Remarks at Jan. 6 vigil in Franklin

Rep. Roy joined local leaders in commemorating Jan. 6 at a vigil on the Franklin Town Common. Below is the text of the remarks he delivered:

As Senator Rausch indicated, our day in the Massachusetts Legislature started with finishing the work of the 191st General Court on January 5, 2021.

We passed multiple pieces of legislation on the final day of the session. This work included wide-ranging pieces of legislation, including one early item that was a resolution for Franklin’s Frank Liotta, on the occasion of his 90th birthday. Another piece that passed around 2 a.m. was a law I had been working on for two years on the prevention of campus sexual violence.

We worked until around 5:00 am on January 6, and I finally went to bed exhausted to get some sleep.

I woke up a few hours later to begin the first day of the 192nd General Court. The proceedings began at 11:45 am with remarks by the Dean of the House Rep. Kevin Honan.

He quoted from JFK’s City on a Hill Speech noting that Massachusetts leaders have shaped our destiny long before the great Republic was born. Its principles have guided our footsteps in times of crisis as well as in times of calm. Its democratic institutions – including this historic body – have served as beacon lights for other nations as well as our sister states.

Rep. Honan reminded us that as we begin our work anew here in Boston – with a new Administration coming together in Washington around a country divided and struggling over racial injustice, economic insecurity and the health crisis of our lifetime – the Commonwealth and the country need that “City on a Hill” and all of us – more than ever.

The Governor administered the oaths and we elected Rep. Ronald Mariano as our Speaker. We heard more speeches and were invigorated and anxious to begin our work.

The proceedings ended at 2:05 pm. I was exhausted and decided to sit down and watch television. I turned on the proceedings in Congress and was alarmed within minutes.

What I saw unfolding was horrific and defied the logic I had witnessed about lawmaking over the previous 24 hours.

Violent extremists had stormed the Capitol in what was the culmination of months of repeatedly disproven lies from the former President about the outcome of the 2020 election. Our democracy was under attack.

This was an insurrection plain and simple. It was a calculated effort to subvert the will of the voters and undermine the peaceful transition of governance.

I immediately thought of my visit to Congress Hall in Philadelphia several years ago. That was the spot where on March 4, 1797 George Washington made the peaceful transition of power to John Adams. It is where George Washington performed his last public act before retiring to private life.

It was the first time in our recorded modern history that power transferred from a head of state to the next without bloodshed or death.

What took place in Congress Hall 225 years ago should be our beacon today. But Jan 6 smashed the beacon and created a dark cloud over America.

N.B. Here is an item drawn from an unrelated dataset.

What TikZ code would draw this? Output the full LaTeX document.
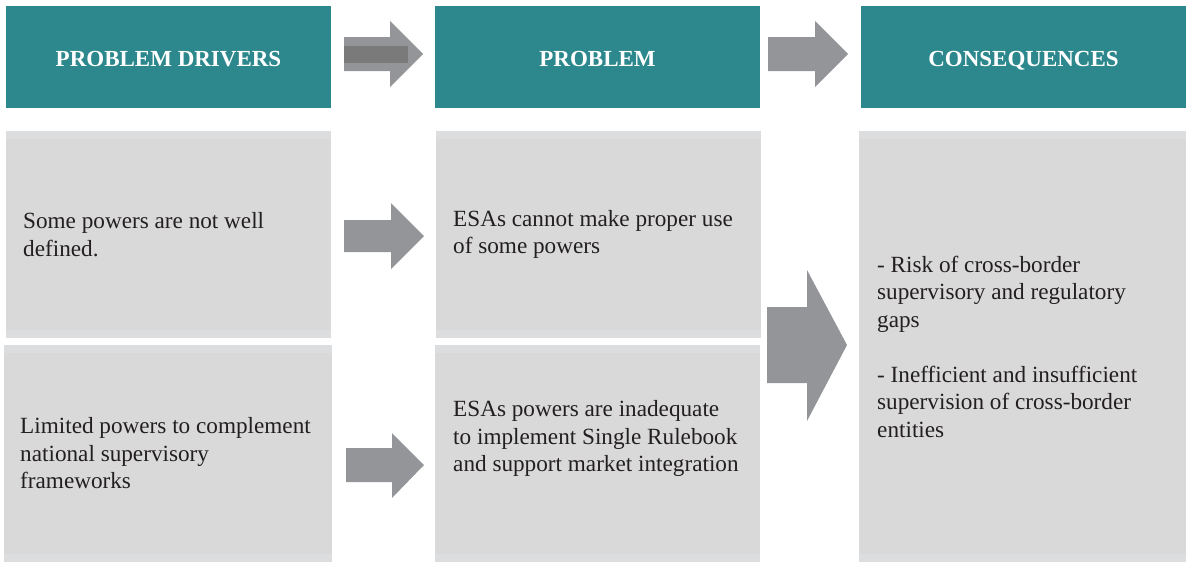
\documentclass[tikz,border=0pt]{standalone}
\usepackage{fontspec}
\setmainfont{Liberation Serif}
\definecolor{teal}{HTML}{2C888D}
\definecolor{boxgray}{HTML}{D9D9D9}
\definecolor{striplight}{HTML}{DCDDDF}
\definecolor{arrowgray}{HTML}{939598}
\definecolor{arrowdark}{HTML}{7A7A7A}
\definecolor{textdark}{HTML}{231F20}
\tikzset{
  headbox/.style={fill=teal, draw=none, inner sep=0pt, outer sep=0pt,
    text height=19pt, text depth=0pt,
    font=\fontsize{23}{27}\selectfont\bfseries, text=white},
  bodybox/.style={fill=boxgray, draw=none, inner sep=0pt, outer sep=0pt,
    path picture={
      \fill[striplight] (path picture bounding box.north west) rectangle ([yshift=-8pt]path picture bounding box.north east);
      \fill[striplight] (path picture bounding box.south west) rectangle ([yshift=8pt]path picture bounding box.south east);
    }},
  bodytext/.style={anchor=west, inner sep=0pt, align=left, text=textdark,
    font=\fontsize{23.2}{27.5}\selectfont},
  blockarrow/.style={fill=arrowgray, draw=none},
}
\begin{document}
\begin{tikzpicture}[x=1pt,y=-1pt]
\useasboundingbox[fill=white] (0,0) rectangle (1186,563);

% header boxes
\node[headbox, minimum width=325pt, minimum height=102pt] (h1) at (168.5,57) {PROBLEM DRIVERS};
\node[headbox, minimum width=325pt, minimum height=102pt] (h2) at (597.5,57) {PROBLEM};
\node[headbox, minimum width=325pt, minimum height=102pt] (h3) at (1023.5,57) {CONSEQUENCES};

% body boxes
\node[bodybox, minimum width=325pt, minimum height=207pt] (b1) at (168.5,234.5) {};
\node[bodybox, minimum width=328pt, minimum height=217pt] (b2) at (168,453.5) {};
\node[bodybox, minimum width=325pt, minimum height=207pt] (b3) at (598.5,234.5) {};
\node[bodybox, minimum width=325pt, minimum height=217pt] (b4) at (597.5,453.5) {};
\node[bodybox, minimum width=327pt, minimum height=431pt] (b5) at (1022.5,346.5) {};

% body texts
\node[bodytext] (t1) at ([xshift=17pt]b1.west) {Some powers are not well\\defined.};
\node[bodytext] (t2) at ([xshift=16pt]b2.west) {Limited powers to complement\\national supervisory\\frameworks};
\node[bodytext] (t3) at ([xshift=17pt]b3.west) {ESAs cannot make proper use\\of some powers};
\node[bodytext] (t4) at ([xshift=18pt,yshift=15pt]b4.west) {ESAs powers are inadequate\\to implement Single Rulebook\\and support market integration};
\node[bodytext] (t5) at ([xshift=18pt]b5.west) {- Risk of cross-border\\supervisory and regulatory\\gaps\\[27.5pt]- Inefficient and insufficient\\supervision of cross-border\\entities};

% header arrows
\fill[blockarrow] (344,37) -- (390,37) -- (390,21) -- (423,54) -- (390,87) -- (390,71) -- (344,71) -- cycle;
\fill[arrowdark] (344,46) rectangle (408,63);
\fill[blockarrow] (768,37) -- (815,37) -- (815,21) -- (848,54) -- (815,87) -- (815,71) -- (768,71) -- cycle;

% row arrows
\fill[blockarrow] (344,220) -- (391,220) -- (391,203) -- (424,236) -- (391,269) -- (391,252) -- (344,252) -- cycle;
\fill[blockarrow] (346,448) -- (392,448) -- (392,433) -- (424,465) -- (392,498) -- (392,482) -- (346,482) -- cycle;

% big arrow to consequences
\fill[blockarrow] (767,307) -- (807,307) -- (807,270) -- (847,345) -- (807,421) -- (807,383) -- (767,383) -- cycle;
\end{tikzpicture}
\end{document}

The event revealed a new force in American politics—not merely a mix of right-wing organizations, but a broader mass political movement that has violence at its core.

It revealed that our Republic faces an existential threat from a movement that is openly contemptuous of democracy and has shown that it is willing to use violence to achieve its ends.

Preventing further violence from this movement will require a deeper understanding of its activities and participants. To understand the events of January 6 and devise solutions to prevent their recurrence, we Americans need a fine-grained comprehension of who attacked the Capitol. We need to understand the ideology and beliefs of those who participated; knowing what kind of people they are and what their lives are like.

One truth is clear – you can’t participate in or support a violent storming of the US Capitol aimed at overturning state-certified election results and still be an American patriot. Further, a citizen can’t continue to back anyone who schemed to overturn the election results in extra-constitutional ways and fairly claim the cloak of patriotism.

As GOP US Representative Liz Cheney of Wyoming said of her Republican party in a weekend TV appearance, “We can either be loyal to Donald Trump or we can be loyal to our Constitution. We cannot be both.”

Getting to the bottom of this tragic event is the object of the bipartisan House Commission and we anxiously await the public hearings and report. It and the evidence it supplies will help us grapple with the growing distrust in our society and hopefully will help us marshal the force and energy needed to save our democracy from collapse.

After Pearl Harbor and 9/11, our country mobilized a call to arms with unprecedented unity and determination to defeat the enemies of democracy.

Today, those who undermine our government and threaten our future are living within our own borders. The attack on the Capitol on January 6 has to be reckoned with, honestly and judiciously, now, before our political and social differences divide us even further and further.

As President Biden said this morning:

“At this moment we must decide what kind of nation we are going to be.”

“Are we going to be a nation that accepts political violence as a norm?”

“Are we going to be a nation where we allow partisan election officials to overturn the legally expressed will of the people?”

“Are we going to be a nation that lives not by the light of the truth but in the shadow of lies?”

“We cannot allow ourselves to be that kind of nation. The way forward is to recognize the truth and to live by it.”

With that, I urge you to stay engaged, work to support your democracy, and remain hyper-vigilant towards those who threaten its very existence. We remain that City on the Hill, we need you, and I look forward to being by your side on that journey.